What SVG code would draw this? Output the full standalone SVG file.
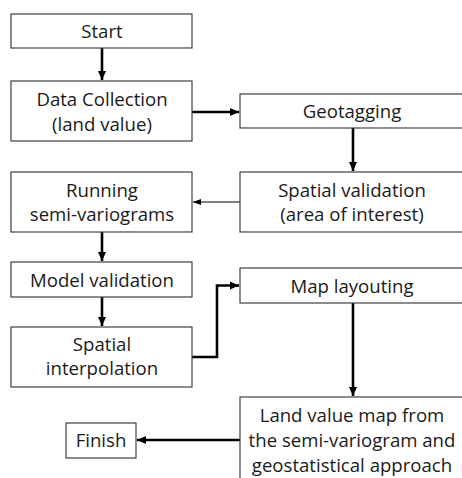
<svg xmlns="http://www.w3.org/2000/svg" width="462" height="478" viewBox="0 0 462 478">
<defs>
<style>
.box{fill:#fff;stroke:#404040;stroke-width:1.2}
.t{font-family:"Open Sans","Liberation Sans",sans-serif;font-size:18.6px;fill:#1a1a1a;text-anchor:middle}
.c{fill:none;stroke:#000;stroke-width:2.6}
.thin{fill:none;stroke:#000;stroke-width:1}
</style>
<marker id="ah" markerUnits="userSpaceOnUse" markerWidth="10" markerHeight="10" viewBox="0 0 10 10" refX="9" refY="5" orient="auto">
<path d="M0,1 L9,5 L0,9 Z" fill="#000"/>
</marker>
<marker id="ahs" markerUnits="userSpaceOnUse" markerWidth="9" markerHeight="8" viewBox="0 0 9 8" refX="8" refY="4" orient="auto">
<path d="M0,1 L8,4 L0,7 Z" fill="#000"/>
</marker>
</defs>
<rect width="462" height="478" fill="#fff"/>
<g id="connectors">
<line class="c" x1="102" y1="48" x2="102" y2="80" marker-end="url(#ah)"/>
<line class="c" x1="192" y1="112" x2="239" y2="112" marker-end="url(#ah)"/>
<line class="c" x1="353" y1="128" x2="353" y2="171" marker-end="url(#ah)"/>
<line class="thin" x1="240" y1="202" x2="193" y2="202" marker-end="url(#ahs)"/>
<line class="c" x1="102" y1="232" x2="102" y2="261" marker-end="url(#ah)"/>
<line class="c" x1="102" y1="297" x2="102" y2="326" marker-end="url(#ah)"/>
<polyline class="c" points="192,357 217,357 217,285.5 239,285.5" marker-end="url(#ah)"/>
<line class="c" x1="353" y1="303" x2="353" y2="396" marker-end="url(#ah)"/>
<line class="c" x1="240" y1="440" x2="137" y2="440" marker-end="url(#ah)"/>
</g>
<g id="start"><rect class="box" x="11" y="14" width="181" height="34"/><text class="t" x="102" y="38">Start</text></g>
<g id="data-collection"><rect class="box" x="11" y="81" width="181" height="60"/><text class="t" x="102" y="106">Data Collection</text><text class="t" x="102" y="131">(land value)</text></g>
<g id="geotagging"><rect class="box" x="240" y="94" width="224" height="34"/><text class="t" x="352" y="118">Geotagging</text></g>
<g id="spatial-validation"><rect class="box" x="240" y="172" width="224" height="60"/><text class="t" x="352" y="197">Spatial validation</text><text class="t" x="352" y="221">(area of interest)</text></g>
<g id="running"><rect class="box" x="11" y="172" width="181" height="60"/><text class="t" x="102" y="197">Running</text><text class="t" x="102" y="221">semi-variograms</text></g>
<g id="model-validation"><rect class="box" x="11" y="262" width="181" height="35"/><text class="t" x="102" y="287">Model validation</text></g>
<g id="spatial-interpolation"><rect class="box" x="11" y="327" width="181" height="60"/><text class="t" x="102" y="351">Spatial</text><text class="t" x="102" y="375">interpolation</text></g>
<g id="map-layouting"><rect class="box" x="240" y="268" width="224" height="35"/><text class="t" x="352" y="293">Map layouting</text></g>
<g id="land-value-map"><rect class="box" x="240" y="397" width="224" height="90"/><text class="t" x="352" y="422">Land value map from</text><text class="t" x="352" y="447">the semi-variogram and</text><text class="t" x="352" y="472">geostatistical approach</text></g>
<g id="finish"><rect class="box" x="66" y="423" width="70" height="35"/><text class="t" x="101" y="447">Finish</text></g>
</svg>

────────

_THE PROBLEM:_ Leave the pictures out and copy the rest of the data exactly.

_WORKED ANSWER:_
What SVG code would draw this? Output the full standalone SVG file.
<svg xmlns="http://www.w3.org/2000/svg" width="462" height="478" viewBox="0 0 462 478">
<defs>
<style>
.box{fill:#fff;stroke:#404040;stroke-width:1.2}
.t{font-family:"Open Sans","Liberation Sans",sans-serif;font-size:18.6px;fill:#1a1a1a;text-anchor:middle}
.c{fill:none;stroke:#000;stroke-width:2.6}
.thin{fill:none;stroke:#000;stroke-width:1}
</style>
<marker id="ah" markerUnits="userSpaceOnUse" markerWidth="10" markerHeight="10" viewBox="0 0 10 10" refX="9" refY="5" orient="auto">
<path d="M0,1 L9,5 L0,9 Z" fill="#000"/>
</marker>
<marker id="ahs" markerUnits="userSpaceOnUse" markerWidth="9" markerHeight="8" viewBox="0 0 9 8" refX="8" refY="4" orient="auto">
<path d="M0,1 L8,4 L0,7 Z" fill="#000"/>
</marker>
</defs>
<rect width="462" height="478" fill="#fff"/>
<g id="connectors">
<line class="c" x1="102" y1="48" x2="102" y2="80" marker-end="url(#ah)"/>
<line class="c" x1="192" y1="112" x2="239" y2="112" marker-end="url(#ah)"/>
<line class="c" x1="353" y1="128" x2="353" y2="171" marker-end="url(#ah)"/>
<line class="thin" x1="240" y1="202" x2="193" y2="202" marker-end="url(#ahs)"/>
<line class="c" x1="102" y1="232" x2="102" y2="261" marker-end="url(#ah)"/>
<line class="c" x1="102" y1="297" x2="102" y2="326" marker-end="url(#ah)"/>
<polyline class="c" points="192,357 217,357 217,285.5 239,285.5" marker-end="url(#ah)"/>
<line class="c" x1="353" y1="303" x2="353" y2="396" marker-end="url(#ah)"/>
<line class="c" x1="240" y1="440" x2="137" y2="440" marker-end="url(#ah)"/>
</g>
<g id="start"><rect class="box" x="11" y="14" width="181" height="34"/><text class="t" x="102" y="38">Start</text></g>
<g id="data-collection"><rect class="box" x="11" y="81" width="181" height="60"/><text class="t" x="102" y="106">Data Collection</text><text class="t" x="102" y="131">(land value)</text></g>
<g id="geotagging"><rect class="box" x="240" y="94" width="224" height="34"/><text class="t" x="352" y="118">Geotagging</text></g>
<g id="spatial-validation"><rect class="box" x="240" y="172" width="224" height="60"/><text class="t" x="352" y="197">Spatial validation</text><text class="t" x="352" y="221">(area of interest)</text></g>
<g id="running"><rect class="box" x="11" y="172" width="181" height="60"/><text class="t" x="102" y="197">Running</text><text class="t" x="102" y="221">semi-variograms</text></g>
<g id="model-validation"><rect class="box" x="11" y="262" width="181" height="35"/><text class="t" x="102" y="287">Model validation</text></g>
<g id="spatial-interpolation"><rect class="box" x="11" y="327" width="181" height="60"/><text class="t" x="102" y="351">Spatial</text><text class="t" x="102" y="375">interpolation</text></g>
<g id="map-layouting"><rect class="box" x="240" y="268" width="224" height="35"/><text class="t" x="352" y="293">Map layouting</text></g>
<g id="land-value-map"><rect class="box" x="240" y="397" width="224" height="90"/><text class="t" x="352" y="422">Land value map from</text><text class="t" x="352" y="447">the semi-variogram and</text><text class="t" x="352" y="472">geostatistical approach</text></g>
<g id="finish"><rect class="box" x="66" y="423" width="70" height="35"/><text class="t" x="101" y="447">Finish</text></g>
</svg>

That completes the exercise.